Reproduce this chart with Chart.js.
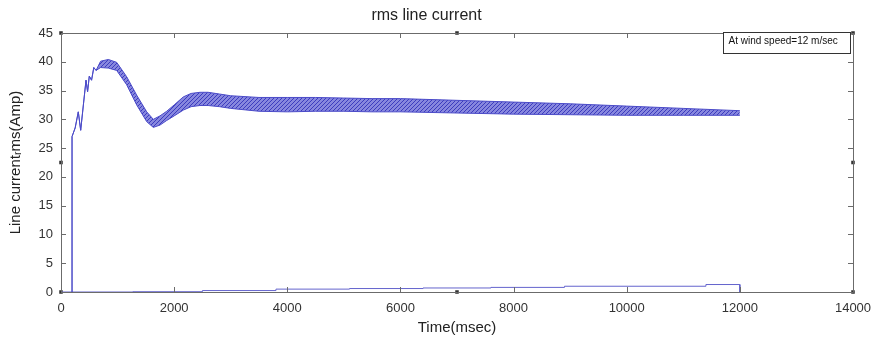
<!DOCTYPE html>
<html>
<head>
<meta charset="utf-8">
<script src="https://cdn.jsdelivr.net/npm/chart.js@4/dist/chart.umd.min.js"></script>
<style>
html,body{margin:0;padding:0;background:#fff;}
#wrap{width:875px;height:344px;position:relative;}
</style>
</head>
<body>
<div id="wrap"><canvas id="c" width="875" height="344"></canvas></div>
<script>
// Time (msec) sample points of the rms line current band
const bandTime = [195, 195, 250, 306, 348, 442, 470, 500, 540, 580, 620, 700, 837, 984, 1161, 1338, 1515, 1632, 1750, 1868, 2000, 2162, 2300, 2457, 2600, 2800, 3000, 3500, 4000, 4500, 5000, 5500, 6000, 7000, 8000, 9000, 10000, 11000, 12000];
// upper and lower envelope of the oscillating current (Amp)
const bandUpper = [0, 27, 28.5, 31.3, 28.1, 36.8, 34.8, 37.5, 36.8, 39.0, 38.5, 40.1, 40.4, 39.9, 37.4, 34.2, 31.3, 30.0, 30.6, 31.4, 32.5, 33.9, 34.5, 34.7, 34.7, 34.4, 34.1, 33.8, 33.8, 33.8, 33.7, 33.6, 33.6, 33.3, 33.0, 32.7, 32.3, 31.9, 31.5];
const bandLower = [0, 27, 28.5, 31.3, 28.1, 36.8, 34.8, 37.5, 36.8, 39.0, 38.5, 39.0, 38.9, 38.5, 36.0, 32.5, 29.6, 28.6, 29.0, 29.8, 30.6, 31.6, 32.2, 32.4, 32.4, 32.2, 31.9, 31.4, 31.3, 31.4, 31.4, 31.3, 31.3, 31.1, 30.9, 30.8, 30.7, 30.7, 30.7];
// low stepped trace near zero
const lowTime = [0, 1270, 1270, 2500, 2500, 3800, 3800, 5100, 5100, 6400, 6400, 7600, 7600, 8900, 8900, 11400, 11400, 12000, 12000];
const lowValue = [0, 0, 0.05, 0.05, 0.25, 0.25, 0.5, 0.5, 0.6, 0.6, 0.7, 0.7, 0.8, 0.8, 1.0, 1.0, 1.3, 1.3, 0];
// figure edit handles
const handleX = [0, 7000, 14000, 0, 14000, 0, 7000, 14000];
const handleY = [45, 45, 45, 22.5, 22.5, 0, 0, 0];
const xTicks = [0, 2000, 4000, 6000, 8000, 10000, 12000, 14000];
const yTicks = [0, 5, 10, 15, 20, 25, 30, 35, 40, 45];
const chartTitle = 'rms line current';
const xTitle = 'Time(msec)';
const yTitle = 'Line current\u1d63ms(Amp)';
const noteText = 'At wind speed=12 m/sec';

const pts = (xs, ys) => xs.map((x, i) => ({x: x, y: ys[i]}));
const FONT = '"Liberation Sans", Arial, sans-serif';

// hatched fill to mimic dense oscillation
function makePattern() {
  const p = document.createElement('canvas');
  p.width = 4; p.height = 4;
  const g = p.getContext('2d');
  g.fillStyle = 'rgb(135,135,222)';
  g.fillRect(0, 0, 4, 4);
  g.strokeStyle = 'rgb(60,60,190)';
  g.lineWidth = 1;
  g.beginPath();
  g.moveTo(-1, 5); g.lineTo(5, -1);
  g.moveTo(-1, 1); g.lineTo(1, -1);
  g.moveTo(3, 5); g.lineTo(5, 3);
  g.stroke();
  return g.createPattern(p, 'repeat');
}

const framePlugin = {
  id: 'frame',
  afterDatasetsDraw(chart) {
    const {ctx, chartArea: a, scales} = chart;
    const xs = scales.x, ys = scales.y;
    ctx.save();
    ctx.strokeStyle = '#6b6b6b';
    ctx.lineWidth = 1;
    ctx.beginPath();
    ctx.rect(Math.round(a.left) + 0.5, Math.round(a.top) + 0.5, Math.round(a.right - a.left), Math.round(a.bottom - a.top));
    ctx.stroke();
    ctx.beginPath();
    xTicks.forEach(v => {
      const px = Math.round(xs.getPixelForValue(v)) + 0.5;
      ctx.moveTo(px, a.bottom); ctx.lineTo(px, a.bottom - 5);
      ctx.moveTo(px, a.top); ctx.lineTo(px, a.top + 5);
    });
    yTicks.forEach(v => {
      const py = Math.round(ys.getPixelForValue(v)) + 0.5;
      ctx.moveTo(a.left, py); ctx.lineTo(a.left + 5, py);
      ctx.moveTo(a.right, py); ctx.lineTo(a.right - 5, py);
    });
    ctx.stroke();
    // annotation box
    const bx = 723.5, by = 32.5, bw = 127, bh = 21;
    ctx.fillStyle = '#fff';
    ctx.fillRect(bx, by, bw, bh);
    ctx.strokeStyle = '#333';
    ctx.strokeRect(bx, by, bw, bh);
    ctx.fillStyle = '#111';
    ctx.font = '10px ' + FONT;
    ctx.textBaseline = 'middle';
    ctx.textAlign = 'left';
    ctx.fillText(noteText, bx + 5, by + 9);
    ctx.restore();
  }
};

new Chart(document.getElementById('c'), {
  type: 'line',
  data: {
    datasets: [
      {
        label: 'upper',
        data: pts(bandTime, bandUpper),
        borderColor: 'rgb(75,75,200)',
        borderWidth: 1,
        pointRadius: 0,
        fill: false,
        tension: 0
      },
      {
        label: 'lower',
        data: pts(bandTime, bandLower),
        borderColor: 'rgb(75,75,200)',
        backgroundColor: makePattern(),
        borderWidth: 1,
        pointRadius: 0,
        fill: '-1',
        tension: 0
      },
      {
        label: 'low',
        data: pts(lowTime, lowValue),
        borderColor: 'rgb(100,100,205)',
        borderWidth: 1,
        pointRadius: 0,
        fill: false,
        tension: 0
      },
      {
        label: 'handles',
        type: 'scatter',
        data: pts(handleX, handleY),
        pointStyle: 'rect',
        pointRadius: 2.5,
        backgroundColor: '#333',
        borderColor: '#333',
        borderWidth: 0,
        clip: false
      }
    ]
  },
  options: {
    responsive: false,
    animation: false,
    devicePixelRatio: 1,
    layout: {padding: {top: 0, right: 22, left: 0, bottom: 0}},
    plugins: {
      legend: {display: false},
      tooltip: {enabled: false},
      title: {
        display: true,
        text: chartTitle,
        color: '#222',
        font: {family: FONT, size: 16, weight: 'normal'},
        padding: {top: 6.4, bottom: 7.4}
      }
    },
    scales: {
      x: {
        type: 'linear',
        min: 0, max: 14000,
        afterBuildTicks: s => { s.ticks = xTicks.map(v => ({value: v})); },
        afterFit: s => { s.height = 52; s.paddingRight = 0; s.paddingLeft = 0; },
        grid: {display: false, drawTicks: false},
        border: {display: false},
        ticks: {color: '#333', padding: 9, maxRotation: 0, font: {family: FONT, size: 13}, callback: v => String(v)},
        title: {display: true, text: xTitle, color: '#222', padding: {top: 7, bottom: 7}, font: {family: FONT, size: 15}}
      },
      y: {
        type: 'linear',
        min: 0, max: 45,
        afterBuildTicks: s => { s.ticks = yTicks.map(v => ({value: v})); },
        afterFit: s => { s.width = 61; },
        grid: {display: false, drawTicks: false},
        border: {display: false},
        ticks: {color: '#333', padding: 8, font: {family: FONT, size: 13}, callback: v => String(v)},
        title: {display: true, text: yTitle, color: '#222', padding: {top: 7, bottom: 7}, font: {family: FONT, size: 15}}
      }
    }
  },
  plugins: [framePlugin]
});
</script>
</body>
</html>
▬▬▬
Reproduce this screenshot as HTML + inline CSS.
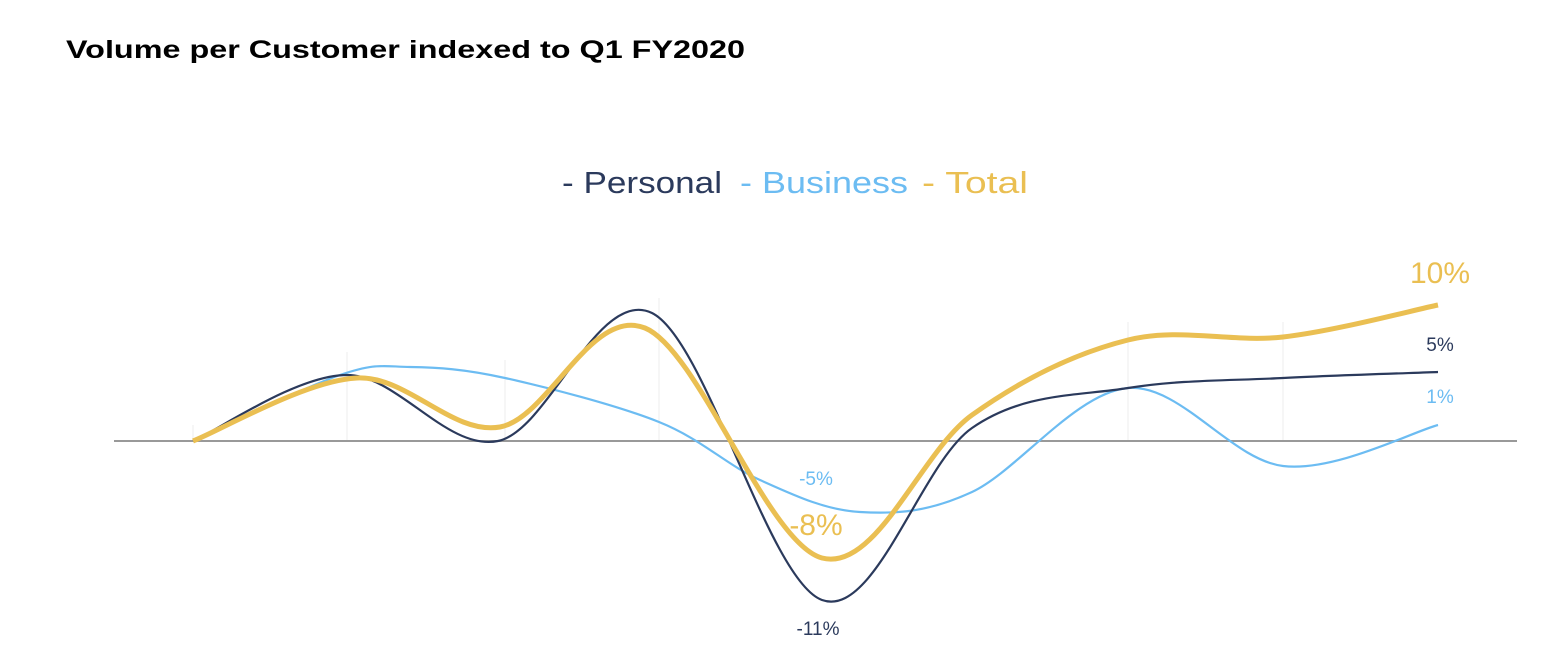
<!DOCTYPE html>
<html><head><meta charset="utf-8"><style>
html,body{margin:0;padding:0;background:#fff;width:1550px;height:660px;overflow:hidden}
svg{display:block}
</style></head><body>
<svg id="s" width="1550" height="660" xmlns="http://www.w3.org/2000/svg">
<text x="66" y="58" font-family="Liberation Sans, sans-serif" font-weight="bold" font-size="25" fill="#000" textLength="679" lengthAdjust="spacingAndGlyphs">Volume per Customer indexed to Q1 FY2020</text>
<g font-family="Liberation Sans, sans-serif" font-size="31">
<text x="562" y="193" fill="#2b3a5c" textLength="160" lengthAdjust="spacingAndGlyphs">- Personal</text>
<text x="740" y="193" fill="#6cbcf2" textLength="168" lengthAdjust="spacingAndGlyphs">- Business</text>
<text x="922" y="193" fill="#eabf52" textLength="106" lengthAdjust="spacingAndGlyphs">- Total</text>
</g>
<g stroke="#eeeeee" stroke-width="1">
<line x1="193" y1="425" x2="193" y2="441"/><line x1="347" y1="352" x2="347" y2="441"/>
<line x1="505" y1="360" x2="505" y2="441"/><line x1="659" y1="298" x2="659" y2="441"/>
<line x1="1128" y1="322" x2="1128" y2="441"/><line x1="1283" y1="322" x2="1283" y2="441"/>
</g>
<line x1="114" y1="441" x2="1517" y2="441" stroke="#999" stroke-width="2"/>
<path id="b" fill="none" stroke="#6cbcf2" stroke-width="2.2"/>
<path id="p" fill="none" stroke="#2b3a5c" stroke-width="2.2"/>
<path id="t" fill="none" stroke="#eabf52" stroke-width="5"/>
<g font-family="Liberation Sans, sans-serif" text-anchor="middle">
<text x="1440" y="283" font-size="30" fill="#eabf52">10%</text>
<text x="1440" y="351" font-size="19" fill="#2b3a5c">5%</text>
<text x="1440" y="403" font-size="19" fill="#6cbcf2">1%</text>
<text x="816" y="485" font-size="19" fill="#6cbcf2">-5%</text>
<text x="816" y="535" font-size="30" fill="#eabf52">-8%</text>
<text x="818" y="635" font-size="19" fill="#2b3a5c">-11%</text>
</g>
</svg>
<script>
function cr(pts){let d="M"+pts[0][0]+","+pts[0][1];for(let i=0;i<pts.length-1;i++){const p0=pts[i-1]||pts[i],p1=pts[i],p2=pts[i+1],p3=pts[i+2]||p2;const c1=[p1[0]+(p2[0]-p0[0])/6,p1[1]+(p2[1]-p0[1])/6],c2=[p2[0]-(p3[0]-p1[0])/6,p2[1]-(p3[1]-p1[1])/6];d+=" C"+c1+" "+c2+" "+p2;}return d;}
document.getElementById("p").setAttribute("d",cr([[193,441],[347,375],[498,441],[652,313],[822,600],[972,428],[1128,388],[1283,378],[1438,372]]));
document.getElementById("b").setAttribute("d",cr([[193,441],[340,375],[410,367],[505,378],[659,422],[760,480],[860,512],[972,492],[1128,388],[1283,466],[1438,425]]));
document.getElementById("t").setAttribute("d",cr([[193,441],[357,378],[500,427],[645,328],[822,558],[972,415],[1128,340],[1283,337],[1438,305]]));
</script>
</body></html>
▬▬▬
WHAT YOU WILL DO => Give again, word for word, the part that opens with the line containing "Reproduce this chart with Chart.js." and closes with the one containing "const noteText = 'At wind speed=12 m/sec';". Include both of those lines and skip all pictures.

SOLUTION TO THIS TASK =>
Reproduce this chart with Chart.js.
<!DOCTYPE html>
<html>
<head>
<meta charset="utf-8">
<script src="https://cdn.jsdelivr.net/npm/chart.js@4/dist/chart.umd.min.js"></script>
<style>
html,body{margin:0;padding:0;background:#fff;}
#wrap{width:875px;height:344px;position:relative;}
</style>
</head>
<body>
<div id="wrap"><canvas id="c" width="875" height="344"></canvas></div>
<script>
// Time (msec) sample points of the rms line current band
const bandTime = [195, 195, 250, 306, 348, 442, 470, 500, 540, 580, 620, 700, 837, 984, 1161, 1338, 1515, 1632, 1750, 1868, 2000, 2162, 2300, 2457, 2600, 2800, 3000, 3500, 4000, 4500, 5000, 5500, 6000, 7000, 8000, 9000, 10000, 11000, 12000];
// upper and lower envelope of the oscillating current (Amp)
const bandUpper = [0, 27, 28.5, 31.3, 28.1, 36.8, 34.8, 37.5, 36.8, 39.0, 38.5, 40.1, 40.4, 39.9, 37.4, 34.2, 31.3, 30.0, 30.6, 31.4, 32.5, 33.9, 34.5, 34.7, 34.7, 34.4, 34.1, 33.8, 33.8, 33.8, 33.7, 33.6, 33.6, 33.3, 33.0, 32.7, 32.3, 31.9, 31.5];
const bandLower = [0, 27, 28.5, 31.3, 28.1, 36.8, 34.8, 37.5, 36.8, 39.0, 38.5, 39.0, 38.9, 38.5, 36.0, 32.5, 29.6, 28.6, 29.0, 29.8, 30.6, 31.6, 32.2, 32.4, 32.4, 32.2, 31.9, 31.4, 31.3, 31.4, 31.4, 31.3, 31.3, 31.1, 30.9, 30.8, 30.7, 30.7, 30.7];
// low stepped trace near zero
const lowTime = [0, 1270, 1270, 2500, 2500, 3800, 3800, 5100, 5100, 6400, 6400, 7600, 7600, 8900, 8900, 11400, 11400, 12000, 12000];
const lowValue = [0, 0, 0.05, 0.05, 0.25, 0.25, 0.5, 0.5, 0.6, 0.6, 0.7, 0.7, 0.8, 0.8, 1.0, 1.0, 1.3, 1.3, 0];
// figure edit handles
const handleX = [0, 7000, 14000, 0, 14000, 0, 7000, 14000];
const handleY = [45, 45, 45, 22.5, 22.5, 0, 0, 0];
const xTicks = [0, 2000, 4000, 6000, 8000, 10000, 12000, 14000];
const yTicks = [0, 5, 10, 15, 20, 25, 30, 35, 40, 45];
const chartTitle = 'rms line current';
const xTitle = 'Time(msec)';
const yTitle = 'Line current\u1d63ms(Amp)';
const noteText = 'At wind speed=12 m/sec';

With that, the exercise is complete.